I think Badlands and Barry Lyndon are very similar films in terms of starring the period and mood of the film, the way the film feels between your fingers, over what you tell your friends it’s about. I like Barry Lyndon, but for me it was like going through the Prado without lunch. And when Terrence Malick’s film was over, I really felt as though I was covered with dust and my hair was greasy and I felt like taking a shower. I’m just the opposite, I think, in terms of the films I’m making. Sometimes I’ll completely forfeit style for content. That’s why I feel that Jaws does not have a style. Jaws is all content, experiment. Jaws is almost like I’m directing the audience with an electric cattle prod. I have very mixed feelings about my work on that picture, and two or three pictures from now I’m going to be able to look back on it and see what I’ve done. I saw it again and realised it was the simplest movie I had ever seen in my life.
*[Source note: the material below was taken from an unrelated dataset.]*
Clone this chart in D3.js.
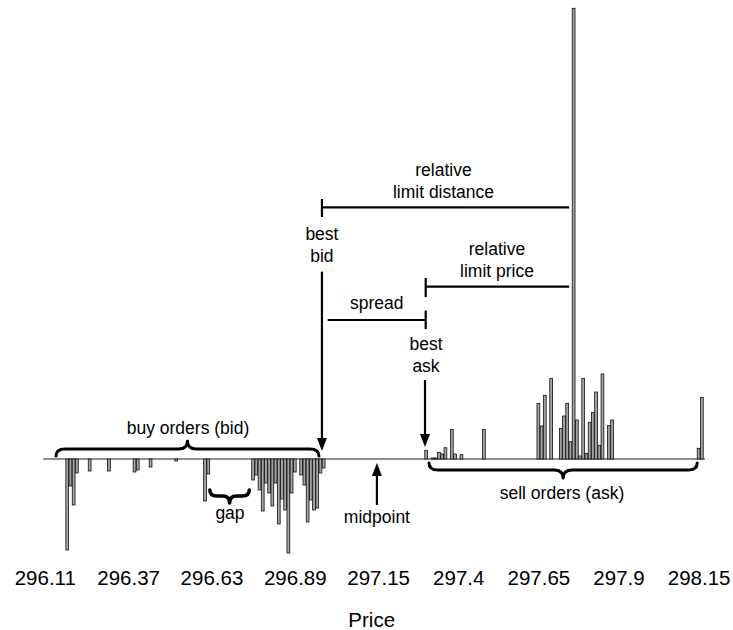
<!DOCTYPE html>
<html>
<head>
<meta charset="utf-8">
<script src="https://cdn.jsdelivr.net/npm/d3@7"></script>
<style>
  html, body { margin: 0; padding: 0; background: #fff; }
  svg { display: block; }
  text { font-family: "Liberation Sans", Arial, Helvetica, sans-serif; fill: #000; }
</style>
</head>
<body>
<svg id="chart" width="733" height="630"></svg>
<script>
// ---- data ----
const bidPrices  = [296.18, 296.19, 296.20, 296.21, 296.25, 296.31, 296.39, 296.40, 296.44, 296.52,
                    296.61, 296.62,
                    296.76, 296.77, 296.78, 296.79, 296.80, 296.81, 296.82, 296.83, 296.84, 296.85,
                    296.86, 296.87, 296.88, 296.89,
                    296.91, 296.92, 296.93, 296.94, 296.95, 296.96, 296.97, 296.98];
const bidVolumes = [91, 27, 46, 14, 12, 12, 13, 11, 8, 2,
                    42, 15,
                    21, 16, 31, 52, 24, 34, 47, 24, 65, 40,
                    51, 94, 34, 13,
                    16, 26, 63, 41, 51, 49, 14, 9];
const askPrices  = [297.30, 297.32, 297.33, 297.34, 297.35, 297.36, 297.38, 297.39, 297.41, 297.48,
                    297.65, 297.66, 297.67, 297.69, 297.72, 297.73, 297.74, 297.75, 297.76, 297.77,
                    297.78, 297.79, 297.80, 297.81, 297.82, 297.83, 297.84, 297.85, 297.87, 297.88,
                    298.15, 298.16];
const askVolumes = [8.7, 1, 1, 6.7, 5, 11.3, 29.7, 5, 4.3, 29.7,
                    55.7, 33, 63.7, 80.7, 30.7, 43, 55.7, 17.3, 450.7, 39,
                    3, 80.7, 5.7, 36.7, 46.3, 67, 13.7, 85, 33.3, 39,
                    10.7, 61.7];
const tickValues = [296.11, 296.37, 296.63, 296.89, 297.15, 297.4, 297.65, 297.9, 298.15];
const tickLabels = ["296.11", "296.37", "296.63", "296.89", "297.15", "297.4", "297.65", "297.9", "298.15"];
const axisTitle = "Price";

// ---- scales ----
const svg = d3.select("#chart");
const x = d3.scaleLinear().domain([296.11, 298.15]).range([44.8, 44.8 + 2.04 * 320.5]);
const y = d3.scaleLinear().domain([-100, 450]).range([559, 9]);
const barW = 2.8;

const bids = bidPrices.map((p, i) => ({p, v: bidVolumes[i]}));
const asks = askPrices.map((p, i) => ({p, v: askVolumes[i]}));

// ---- baseline ----
svg.append("line")
  .attr("x1", x(296.105)).attr("x2", x(298.17))
  .attr("y1", y(0)).attr("y2", y(0))
  .attr("stroke", "#222").attr("stroke-width", 1);

// ---- bars ----
const barStyle = sel => sel.attr("fill", "#a3a3a3").attr("stroke", "#111").attr("stroke-width", 0.8);
svg.append("g").selectAll("rect").data(bids).join("rect")
  .attr("x", d => x(d.p) - barW / 2).attr("width", barW)
  .attr("y", y(0)).attr("height", d => y(-d.v) - y(0))
  .call(barStyle);
svg.append("g").selectAll("rect").data(asks).join("rect")
  .attr("x", d => x(d.p) - barW / 2).attr("width", barW)
  .attr("y", d => y(d.v)).attr("height", d => y(0) - y(d.v))
  .call(barStyle);

// ---- axis ----
const axis = d3.axisBottom(x).tickValues(tickValues).tickSize(0)
  .tickFormat((d, i) => tickLabels[i]);
const gAxis = svg.append("g").call(axis);
gAxis.select(".domain").remove();
gAxis.selectAll("text").attr("y", 584.5).attr("dy", 0)
  .style("font-size", "20.5px").style("font-family", '"Liberation Sans", Arial, sans-serif').attr("fill", "#000");
svg.append("text").attr("x", x(297.13)).attr("y", 627).attr("text-anchor", "middle")
  .style("font-size", "20.5px").text(axisTitle);

// ---- annotations ----
const ann = svg.append("g");
const fs = "17.5px";
function label(lines, cx, baselines) {
  lines.forEach((t, i) => {
    ann.append("text").attr("x", cx).attr("y", baselines[i]).attr("text-anchor", "middle")
      .style("font-size", fs).text(t);
  });
}
function line(x1, y1, x2, y2, w = 2.2) {
  ann.append("line").attr("x1", x1).attr("y1", y1).attr("x2", x2).attr("y2", y2)
    .attr("stroke", "#000").attr("stroke-width", w);
}
function arrowHead(xt, yt, dir) { // dir = +1 pointing down, -1 pointing up
  const L = 13, hw = 5;
  ann.append("path")
    .attr("d", `M${xt},${yt} L${xt - hw},${yt - dir * L} L${xt + hw},${yt - dir * L} Z`)
    .attr("fill", "#000");
}
function hBrace(x1, x2, yl, endDy, cuspDy, r, w = 3) {
  const xm = (x1 + x2) / 2;
  const d = `M${x1},${yl + endDy} Q${x1},${yl} ${x1 + r},${yl} L${xm - r},${yl} Q${xm},${yl} ${xm},${yl + cuspDy}` +
            ` Q${xm},${yl} ${xm + r},${yl} L${x2 - r},${yl} Q${x2},${yl} ${x2},${yl + endDy}`;
  ann.append("path").attr("d", d).attr("fill", "none").attr("stroke", "#000")
    .attr("stroke-width", w).attr("stroke-linecap", "round").attr("stroke-linejoin", "round");
}

const bestBid = d3.max(bidPrices), bestAsk = d3.min(askPrices);
const bigAsk = asks.reduce((a, b) => (b.v > a.v ? b : a));
const xBid = x(bestBid) - 1.7, xAsk = x(bestAsk) - 1.2, xBig = x(bigAsk.p) - 4.5;
const xMid = x((bestBid + bestAsk) / 2) + 2;

// relative limit distance
label(["relative", "limit distance"], 443.5, [175.7, 198.3]);
line(xBid, 207.3, xBig, 207.3);
line(xBid, 199, xBid, 217);

// best bid
label(["best", "bid"], xBid, [240, 262]);
line(xBid, 271.7, xBid, 440);
arrowHead(xBid, 451, 1);

// relative limit price
label(["relative", "limit price"], 497, [255, 277]);
line(xAsk + 0.7, 286.7, xBig, 286.7);
line(xAsk + 0.7, 278, xAsk + 0.7, 297);

// spread
label(["spread"], 376.7, [309]);
line(327.7, 320, xAsk + 0.7, 320);
line(xAsk + 0.7, 310.5, xAsk + 0.7, 329);

// best ask
label(["best", "ask"], xAsk + 1, [350, 372]);
line(xAsk, 380, xAsk, 437);
arrowHead(xAsk, 447, 1);

// buy orders brace
hBrace(x(296.145), xBid - 3, 449, 7, -8, 9);
label(["buy orders (bid)"], 188, [434]);

// gap brace
hBrace(x(296.625), x(296.748), 496, -6, 7, 7, 3.6);
label(["gap"], 230, [519]);

// midpoint
arrowHead(xMid, 463, -1);
line(xMid, 474, xMid, 505);
label(["midpoint"], xMid, [523]);

// sell orders brace
hBrace(xAsk + 4, x(298.155) - 3, 470, -7, 8, 9);
label(["sell orders (ask)"], 562, [499]);
</script>
</body>
</html>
It was just the essential moving, working parts of suspense and terror, with just enough character development that at one point in the movie you hate Scheider and you hate Shaw and you hate Dreyfuss, within the roles they’re playing, and then you like them again.
We would get into these very deep conversations about everyone’s motivation, and why they were born to fight the shark, and go out next morning and kiss their wives goodbye and duel with the deep. And then I saw the movie last week and realised that what we were talking about were the basic primitive instincts man has about things that he doesn’t understand and is afraid of. We were talking about things that go bump in the night.
I could have made that a very subtle movie if I wanted to. I could have done a lot of things to make it much more appealing to the way I think at night as opposed to the way I think on a sound stage. I think in a way I’m two different people; my instincts always commandeer my sensibilities, or my intellect is always beaten down by my instincts.